Tag Archives: Renato Corona

Ethics in The Time of Impeachment Trial


It came to my attention that an online petition against Senator Miriam Defensor-Santiago, addressed to the International Criminal Court in the Netherlands, asking for Senator Santiago’s ouster as an ICC judge, has been launched recently. The said action seemed to have been propelled by an ‘incident‘ (which transpired) during Day 26 of Chief Justice Renato Corona’s ongoing impeachment trial.

The petition (and a counter petition that followed) can be viewed as a sign of stronger citizen’s engagement and responsiveness to current events and social issues. It further supports the notion that these days, Filipinos are becoming more and more politically engaged. That, to me, is ‘good news’.

The thing is, after much consideration, I don’t see myself supporting the said petition. There’s always a possibility of reconsideration though, if it can be proven that Senator Santiago’s actions on that fateful day has been without basis.

After watching the video of impeachment trial (Day 26), I’d say that the way she addressed some members of the prosecution panel wasn’t unfounded nor was it unreasonable or whimsical. I am more inclined to believe that her outburst was her ‘reaction’ to the manner in which the prosecution presented their case (which I think, didn’t even came close to being satisfactory). The esteemed lady senator has always been characterized as forthright, outspoken person – with a quick temper at that. It wasn’t surprising that she was construed as being  ‘verbally disrespectful’ – considering that not everyone can relate to the kind person that she is.

On the issues of ‘respectability’ , (legal) ethics, etc., surrounding the impeachment trial, it would be unwise to focus on Senator Santiago alone; all other entities/actors/participants involved in the impeachment proceedings i.e. other senator-judges, members of both prosecution/defense panels, etc., should be ‘ethically scrutinize’ as well.

It is pertinent that we look into the overall picture (especially the underlying issues beneath the surface, so to speak),  and we must avoid simplistic notions and assessments because the impeachment proceedings and everything else connected with it was far from simple. We should be careful not to commit ‘unethical’ blunder with our judgments – which may happen if view the incident with a very limited or myopic scope; such would inadvertently hid other pertinent matters surrounding the Senator’s ‘outburst incident’.

Senator Santiago  might have had ‘offended’ the sensibilities of Atty. Aguirre (and other members of the prosecution panel) – and I am offended as well. I, as a Filipino citizen, immensely take offense with the kind of ‘service’ we are getting from our elected government officials; specifically, the lousy job  done by the 188 members of the House of Representatives who didn’t do a ‘solid-enough’ work in preparing the articles of impeachment against the Chief Justice, and the poor quality of representation we (the people) are getting courtesy of the prosecution panel.

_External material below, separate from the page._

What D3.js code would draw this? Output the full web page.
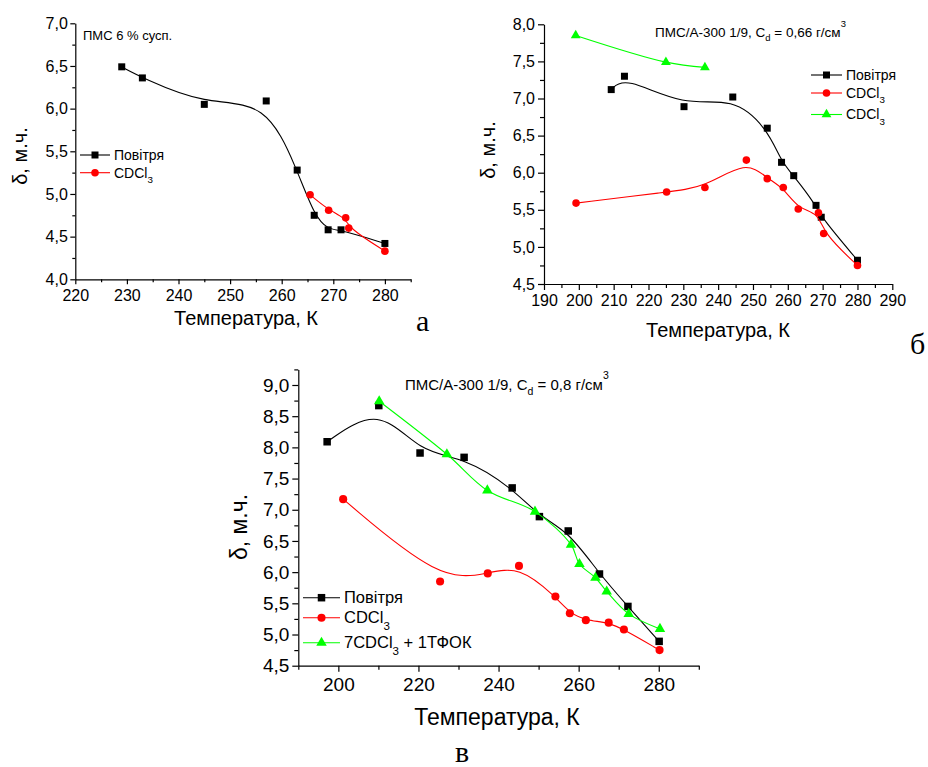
<!DOCTYPE html>
<html><head><meta charset="utf-8">
<script src="https://cdn.jsdelivr.net/npm/d3@7"></script>
<style>body{margin:0;background:#fff}svg{display:block}</style>
</head><body>
<script>
// ---------- DATA ----------
// Panel а
const aAirT = [229, 233, 245, 257, 263, 266.3, 269, 271.5, 280];
const aAirD = [6.49, 6.36, 6.05, 6.09, 5.28, 4.75, 4.58, 4.58, 4.42];
const aCdT = [265.5, 269.1, 272.4, 273, 280];
const aCdD = [4.99, 4.81, 4.72, 4.60, 4.33];
const aXTicks = [220, 230, 240, 250, 260, 270, 280];
const aXMinor = [225, 235, 245, 255, 265, 275, 285];
const aYTicks = [4.0, 4.5, 5.0, 5.5, 6.0, 6.5, 7.0];
const aYMinor = [4.25, 4.75, 5.25, 5.75, 6.25, 6.75];
// Panel б
const bAirT = [209.3, 213.1, 230.2, 244.2, 254.1, 258.2, 261.7, 268.1, 269.6, 280];
const bAirD = [7.12, 7.30, 6.89, 7.02, 6.60, 6.14, 5.96, 5.56, 5.40, 4.82];
const bCdT = [199.2, 225.2, 236.2, 248.1, 254.1, 258.7, 263, 268.8, 270.3, 280];
const bCdD = [5.59, 5.74, 5.80, 6.17, 5.92, 5.80, 5.51, 5.46, 5.18, 4.75];
const bCd2T = [199.1, 225, 236.2];
const bCd2D = [7.85, 7.49, 7.42];
const bXTicks = [190, 200, 210, 220, 230, 240, 250, 260, 270, 280, 290];
const bXMinor = [195, 205, 215, 225, 235, 245, 255, 265, 275, 285];
const bYTicks = [4.5, 5.0, 5.5, 6.0, 6.5, 7.0, 7.5, 8.0];
const bYMinor = [4.75, 5.25, 5.75, 6.25, 6.75, 7.25, 7.75];
// Panel в
const cAirT = [197.2, 210.1, 220.4, 231.4, 243.4, 250.2, 257.4, 265.2, 272.3, 280.1];
const cAirD = [8.09, 8.67, 7.91, 7.84, 7.35, 6.89, 6.66, 5.97, 5.45, 4.89];
const cCdT = [201.2, 225.4, 237.3, 245.1, 254.2, 257.8, 261.8, 267.5, 271.3, 280.2];
const cCdD = [7.17, 5.85, 5.98, 6.10, 5.61, 5.34, 5.23, 5.19, 5.08, 4.75];
const cMixT = [210.2, 227.1, 237.2, 249.1, 258.1, 260.2, 264.2, 267, 272.5, 280.3];
const cMixD = [8.74, 7.89, 7.31, 6.97, 6.44, 6.13, 5.91, 5.69, 5.33, 5.09];
const cXTicks = [200, 220, 240, 260, 280];
const cXMinor = [190, 210, 230, 250, 270, 290];
const cYTicks = [4.5, 5.0, 5.5, 6.0, 6.5, 7.0, 7.5, 8.0, 8.5, 9.0];
const cYMinor = [4.75, 5.25, 5.75, 6.25, 6.75, 7.25, 7.75, 8.25, 8.75, 9.25];

const xLabel = "Температура, К";
const yLabel = "δ, м.ч.";
const lgAir = "Повітря";

// ---------- DRAW ----------
const FONT = "Arial, 'Liberation Sans', Helvetica, sans-serif";
const svg = d3.select("body").append("svg").attr("width", 928).attr("height", 767)
  .style("font-family", FONT);
const comma = v => d3.format(".1f")(v).replace(".", ",");
const zip = (a, b) => a.map((v, i) => [v, b[i]]);

function marker(sel, type, color, size) {
  const sym = type === "sq" ? d3.symbolSquare : type === "ci" ? d3.symbolCircle : d3.symbolTriangle;
  const s = type === "sq" ? size * size : type === "ci" ? Math.PI * (size / 2 + 0.3) ** 2 : size * size * 0.85;
  sel.attr("d", d3.symbol().type(sym).size(s)).attr("fill", color).attr("stroke", "none");
}

function panel(o) {
  const x = d3.scaleLinear().domain(o.xDom).range(o.xR);
  const y = d3.scaleLinear().domain(o.yDom).range(o.yR);
  const g = svg.append("g");
  const style = (sel, fs) => {
    sel.attr("font-family", FONT).attr("font-size", fs);
    sel.selectAll("line,path").attr("stroke", "#000").attr("stroke-width", 1.2);
    sel.selectAll("text").attr("fill", "#000");
  };
  const by = o.yR[0];
  const lx = o.xR[0];
  g.append("g").attr("transform", `translate(0,${by})`)
    .call(d3.axisBottom(x).tickValues(o.xTicks).tickSize(o.tMaj).tickSizeOuter(0)
      .tickPadding(o.xPad).tickFormat(d3.format("d")))
    .call(s => style(s, o.tickFs));
  g.append("g").attr("transform", `translate(0,${by})`)
    .call(d3.axisBottom(x).tickValues(o.xMinor).tickSize(o.tMin).tickFormat(""))
    .call(s => { s.select(".domain").remove(); style(s, o.tickFs); });
  g.append("g").attr("transform", `translate(${lx},0)`)
    .call(d3.axisLeft(y).tickValues(o.yTicks).tickSize(o.tMaj).tickSizeOuter(0)
      .tickPadding(o.yPad).tickFormat(comma))
    .call(s => style(s, o.tickFs));
  g.append("g").attr("transform", `translate(${lx},0)`)
    .call(d3.axisLeft(y).tickValues(o.yMinor).tickSize(o.tMin).tickFormat(""))
    .call(s => { s.select(".domain").remove(); style(s, o.tickFs); });

  // axis titles
  g.append("text").attr("x", o.xtX).attr("y", o.xtY).attr("text-anchor", "middle")
    .attr("font-size", o.titleFs).text(xLabel);
  g.append("text").attr("transform", `translate(${o.ytX},${o.ytY}) rotate(-90)`)
    .attr("text-anchor", "middle").attr("font-size", o.titleFs).text(yLabel);

  // series
  o.series.forEach(s => {
    const pts = zip(s.t, s.d);
    g.append("path").datum(pts)
      .attr("d", d3.line().x(d => x(d[0])).y(d => y(d[1])).curve(s.curve))
      .attr("fill", "none").attr("stroke", s.color).attr("stroke-width", 1.1);
    g.selectAll(null).data(pts).enter().append("path")
      .attr("transform", d => `translate(${x(d[0])},${y(d[1])})`)
      .call(sel => marker(sel, s.type, s.color, o.ms));
  });

  // legend
  o.legend.forEach((it, i) => {
    const ly = o.lgYs[i];
    g.append("line").attr("x1", o.lgX).attr("x2", o.lgX + o.lgLen).attr("y1", ly).attr("y2", ly)
      .attr("stroke", it.color).attr("stroke-width", 1.1);
    g.append("path").attr("transform", `translate(${o.lgX + o.lgLen / 2},${ly})`)
      .call(sel => marker(sel, it.type, it.color, o.ms));
    const t = g.append("text").attr("x", o.lgX + o.lgLen + 4).attr("y", ly).attr("dy", "0.35em")
      .attr("font-size", o.lgFs);
    it.parts.forEach(p => {
      const ts = t.append("tspan").text(p.s);
      if (p.sub) ts.attr("font-size", o.lgFs * 0.7).attr("dy", "0.55em");
      if (p.after) ts.attr("dy", -0.55 * o.lgFs * 0.7);
    });
  });

  // annotation
  const a = g.append("text").attr("x", o.annX).attr("y", o.annY).attr("font-size", o.annFs);
  o.ann.forEach(p => {
    const ts = a.append("tspan").text(p.s);
    if (p.sub) ts.attr("font-size", o.annFs * 0.7).attr("dy", o.annFs * 0.3);
    if (p.sup) ts.attr("font-size", o.annFs * 0.7).attr("dy", -o.annFs * 0.75);
    if (p.back) ts.attr("dy", p.back);
  });

  // panel letter
  g.append("text").attr("x", o.letX).attr("y", o.letY).attr("font-family", "'Liberation Serif', 'Times New Roman', serif")
    .attr("font-size", 30).text(o.letter);
}

const cdcl = [{ s: "CDCl" }, { s: "3", sub: true }];

panel({
  xDom: [220, 285], xR: [75.3, 410.7], yDom: [4.0, 7.0], yR: [279.3, 23.3],
  xTicks: aXTicks, xMinor: aXMinor, yTicks: aYTicks, yMinor: aYMinor,
  tMaj: 5, tMin: 3, xPad: 5, yPad: 2.5, tickFs: 16,
  titleFs: 20, xtX: 246, xtY: 325, ytX: 27, ytY: 156,
  ms: 7,
  series: [
    { t: aAirT, d: aAirD, color: "#000", type: "sq", curve: d3.curveBasis },
    { t: aCdT, d: aCdD, color: "#ff0000", type: "ci", curve: d3.curveBasis }
  ],
  legend: [
    { color: "#000", type: "sq", parts: [{ s: lgAir }] },
    { color: "#ff0000", type: "ci", parts: cdcl }
  ],
  lgX: 80, lgLen: 30, lgYs: [155, 172.7], lgFs: 14,
  ann: [{ s: "ПМС 6 % сусп." }], annX: 83, annY: 40, annFs: 13,
  letter: "а", letX: 416, letY: 331
});

panel({
  xDom: [190, 290], xR: [544, 892.3], yDom: [4.5, 8.0], yR: [284, 24.3],
  xTicks: bXTicks, xMinor: bXMinor, yTicks: bYTicks, yMinor: bYMinor,
  tMaj: 6, tMin: 4, xPad: 5, yPad: 3, tickFs: 16,
  titleFs: 20, xtX: 718, xtY: 337, ytX: 495, ytY: 150,
  ms: 7,
  series: [
    { t: bAirT, d: bAirD, color: "#000", type: "sq", curve: d3.curveBasis },
    { t: bCdT, d: bCdD, color: "#ff0000", type: "ci", curve: d3.curveBasis },
    { t: bCd2T, d: bCd2D, color: "#00ff00", type: "tri", curve: d3.curveCatmullRom }
  ],
  legend: [
    { color: "#000", type: "sq", parts: [{ s: lgAir }] },
    { color: "#ff0000", type: "ci", parts: cdcl },
    { color: "#00ff00", type: "tri", parts: cdcl }
  ],
  lgX: 811, lgLen: 31, lgYs: [75, 93, 114.5], lgFs: 14,
  ann: [{ s: "ПМС/А-300 1/9, C" }, { s: "d", sub: true }, { s: " = 0,66 г/см", back: -13.5 * 0.3 },
        { s: "3", sup: true }],
  annX: 655, annY: 37, annFs: 13.5,
  letter: "б", letX: 910, letY: 354
});

panel({
  xDom: [190, 290], xR: [298.3, 698.8], yDom: [4.5, 9.25], yR: [665.7, 369.4],
  xTicks: cXTicks, xMinor: cXMinor, yTicks: cYTicks, yMinor: cYMinor,
  tMaj: 6, tMin: 4, xPad: 6, yPad: 3, tickFs: 19,
  titleFs: 23, xtX: 497, xtY: 725, ytX: 247, ytY: 527,
  ms: 7.5,
  series: [
    { t: cAirT, d: cAirD, color: "#000", type: "sq", curve: d3.curveBasis },
    { t: cCdT, d: cCdD, color: "#ff0000", type: "ci", curve: d3.curveBasis },
    { t: cMixT, d: cMixD, color: "#00ff00", type: "tri", curve: d3.curveCatmullRom }
  ],
  legend: [
    { color: "#000", type: "sq", parts: [{ s: lgAir }] },
    { color: "#ff0000", type: "ci", parts: cdcl },
    { color: "#00ff00", type: "tri", parts: [{ s: "7CDCl" }, { s: "3", sub: true }, { s: " + 1ТФОК", after: true }] }
  ],
  lgX: 303, lgLen: 37, lgYs: [597.7, 617.7, 642.7], lgFs: 16.5,
  ann: [{ s: "ПМС/А-300 1/9, C" }, { s: "d", sub: true }, { s: " = 0,8 г/см", back: -15 * 0.3 },
        { s: "3", sup: true }],
  annX: 405, annY: 390, annFs: 15,
  letter: "в", letX: 455, letY: 762
});
</script>
</body></html>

At this point of the impeachment trial,  I would not hesitate to point my finger to the 188 signatories (members of the House of Representatives) and the prosecution panel as to who are the guilty ones re: display of disrespect, unethical stance. The way I see it, they have been guilty of such from day one. The consistent display of incompetence by the prosecution panel while presenting their witnesses & conducting direct examination, how lousy the article of impeachment was crafted, the relevance (or otherwise) & ‘quality’ of evidences presented, poor overall presentation of the prosecution, etc., are much more serious forms of ‘disrespect ‘as compared to the ‘predictable outburst’ of Senator Santiago. More than anything else, such display of arrogance/incompetence/ is a grave insult even – not only to the impeachment court, not only to the impeachment process itself, but more so to the Filipino people as a whole.